EDIT: You know what's the best theme song for this election? The Masochism Tango.

DRESSING-THE-TROLL EDIT: On one hand, I want to wear my "Bush again?!" shirt with the Munch Scream guy on it. On the other hand, I really don't want to argue with half the people I run into today.
apocalypsos: (kermitflail)
In good election news, yay, Obama! Barack Obama in 2008! Numfar, do the dance of wicked-cool politicians!

As I said in [livejournal.com profile] jtersesk's journal, if my reaction to this crappy election is to write Barack Obama a swoony love letter with hearts dotting the I's and a lock of my hair and a quiz on the back that says "Check 'yes' if you like me back!", that's okay, right?
apocalypsos: (sunny)
I wonder if it's too late to stay home from work and drink.

EDIT: Someone make me feel better. Write me Charlie/Claire smut or something. That always makes me feel better.
apocalypsos: (courtesy of faith21)
Well, at least I get to keep my icon.

In any event, back to NaNo results for today:

4,170 / 50,000
(8.3%)


The urge to call in sick from work to stay home and write (not to mention get wasted) is all-encompassing, and I'd totally do it if I hadn't already told everybody I was going to drink last night. The last thing I need is Colin, God of Sex telling me a hangover is not an excuse.

Bah. If I called Bossman and told him I wanted to stay home and drink today, he'd say okay.

See, you think I'm joking about that.
apocalypsos: (sunny)
A very nice man at work who voted Bush got into a discussion with me about the election. He was polite as could be, and then he had to go and ask me why I disliked Bush. Halfway through my explanation, right about when I started talking about Iraq and he brought up the non-possibility of a draft and I asid Bush had better stick to that promise and then I mentioned my brother, I burst into tears. And I've been crying on and off ever since.

Shit. I probably should have stayed home and got drunk. *wipes eyes*
apocalypsos: (courtesy of faith21)
Don and Mike are playing Bush's victory speech and setting off a buzzer every time he's full of it and a bell every time he says something sincere. They're also playing polka music while he talks and playing the Darth Vader music every time the Cheneys get mentioned.

See, now, this is amusing. :)

EDIT: Okay, the speech wasn't all that bad. And the bit about both sides, those who voted for him and those who voted for Kerry, sharing one future was good. (Although he dropped "faith" more than I would have liked, but whatever.)
apocalypsos: (courtesy of faith21)
Tonight on Don & Mike, the top new story was announced as "Election 2004: Nobody said life was fair." I knew listening to Don & Mike today would make me feel at least a little better. :)
apocalypsos: (charliebees)
A not-all-that-spoilery Lost comment about tonight's episode )

I have a feeling I'm going to finish the Lost crossover I started last week soon enough.
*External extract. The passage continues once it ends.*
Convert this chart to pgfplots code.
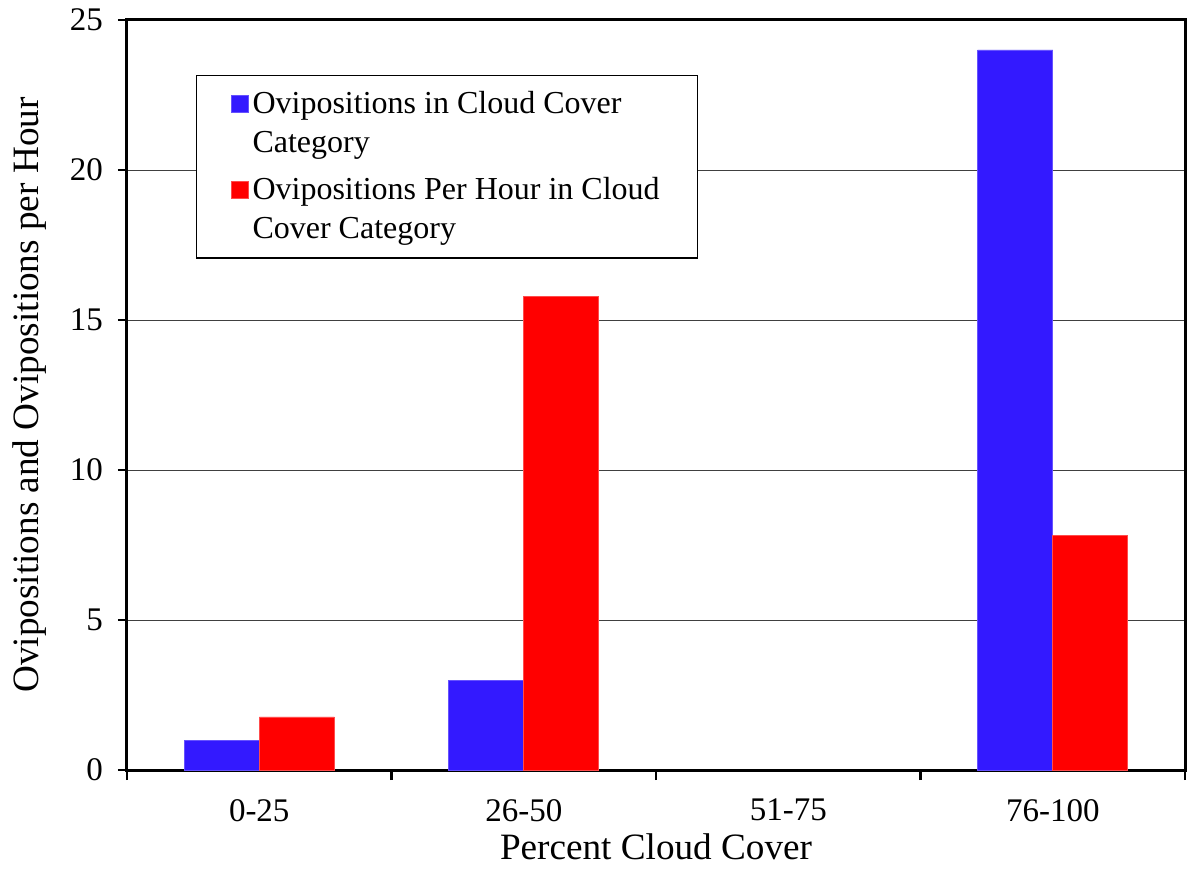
\documentclass[border=0pt]{standalone}
\usepackage{pgfplots}
\pgfplotsset{compat=1.18}
\usepackage{fontspec}
\setmainfont{Liberation Serif}
\usetikzlibrary{calc}
\definecolor{cblue}{RGB}{51,25,255}
\definecolor{cred}{RGB}{255,0,0}
\begin{document}
\begin{tikzpicture}
\begin{axis}[
  scale only axis, width=529pt, height=375pt,
  ymin=0, ymax=25, ytick={0,5,...,25},
  xmin=-0.5, xmax=3.5,
  xtick={0,1,2,3}, xticklabels={0-25,26-50,51-75,76-100},
  major x tick style={draw=none},
  minor xtick={-0.5,0.5,1.5,2.5,3.5},
  tick pos=left,
  tick align=outside,
  major tick length=4.5pt, minor tick length=5pt,
  every tick/.append style={black, line width=1.2pt},
  ybar=0pt, bar width=0.284,
  ymajorgrids, grid style={black!75, line width=0.5pt},
  axis line style={line width=1.5pt},
  /pgf/number format/assume math mode=true,
  tick label style={font=\fontsize{16.5}{19}\selectfont},
  xticklabel style={yshift=-6.5pt},
  yticklabel style={xshift=-4pt},
  label style={font=\fontsize{18.6}{21}\selectfont},
  xlabel={Percent Cloud Cover},
  ylabel={Ovipositions and Ovipositions per Hour},
  xlabel style={at={(axis description cs:0.5,-0.119)}, anchor=base, text depth=0pt, inner sep=0pt},
  ylabel style={at={(axis description cs:-0.0917,0.5)}, anchor=center, rotate=0},
  legend style={at={(0.0652,0.927)}, anchor=north west, draw=black, line width=0.75pt,
    font=\fontsize{16}{19.5}\selectfont, cells={align=left, anchor=west},
    inner xsep=17pt, inner ysep=6pt, row sep=7pt},
  legend cell align=left,
  legend image code/.code={\fill[#1] (0pt,5.5pt) rectangle (8.5pt,14pt);},
]
\addplot[fill=cblue, draw=cblue!75!white, line width=0.4pt] coordinates {(0,1) (1,3) (3,24)};
\addplot[fill=cred, draw=cred!70!white, line width=0.4pt] coordinates {(0,1.77) (1,15.8) (3,7.83)};
\legend{Ovipositions in Cloud Cover\\Category, Ovipositions Per Hour in Cloud\\Cover Category}
\end{axis}
\pgfresetboundingbox
\path[use as bounding box] ($(current axis.south west)+(-63.5pt,-49.5pt)$) rectangle ($(current axis.north east)+(3pt,10pt)$);
\end{tikzpicture}
\end{document}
It's just too good a crossover idea not to write. :)

EDIT: I just typed up an airway bill for a package going to a guy named Lizardo. See, this is why women shouldn't be allowed to name babies after watching Jurassic Park marathons.
apocalypsos: (courtesy of faith21)
My biggest pet peeve so far: "Dude, I'm so moving to Canada!"

NO. It doesn't work that way. Just because the Republicans won the election does not mean they get to keep the fucking country. This is not a game of marbles. They do not get to pick up their ball and go the hell home with it.

Just remember this -- we might not like being pissed at Bush, but we know how. God, do we ever. Most of us practically qualify for Ph.D.'s in Bush-You-Go-To-Hell-You-Go-To-Hell-And-You-DIE, with a minor in How-Does-Mary-Cheney-Not-Get-Cancer-With-All-The-Second-Hand-Hypocrisy-In-That-House. We've had four years of practice, and quite frankly, we're really, really good at it. Four more years of something we're used to by now is not going to kill us.

Besides, why break in a new guy when we're so good right now with the anti-Bush snark? I mean, look at [livejournal.com profile] metaquotes since this morning -- it's chock full o' funny. Hell, I could set you guys up with any fucked-up anger-or-disgust-inducing scenario involving Bush and there'd be ten different punchlines in as many minutes. Example: Bush, some Cheetos, three gay guys, a container of sea monkeys, a string of Christmas lights, and some Smallville porn. One, two, three ... SNARK!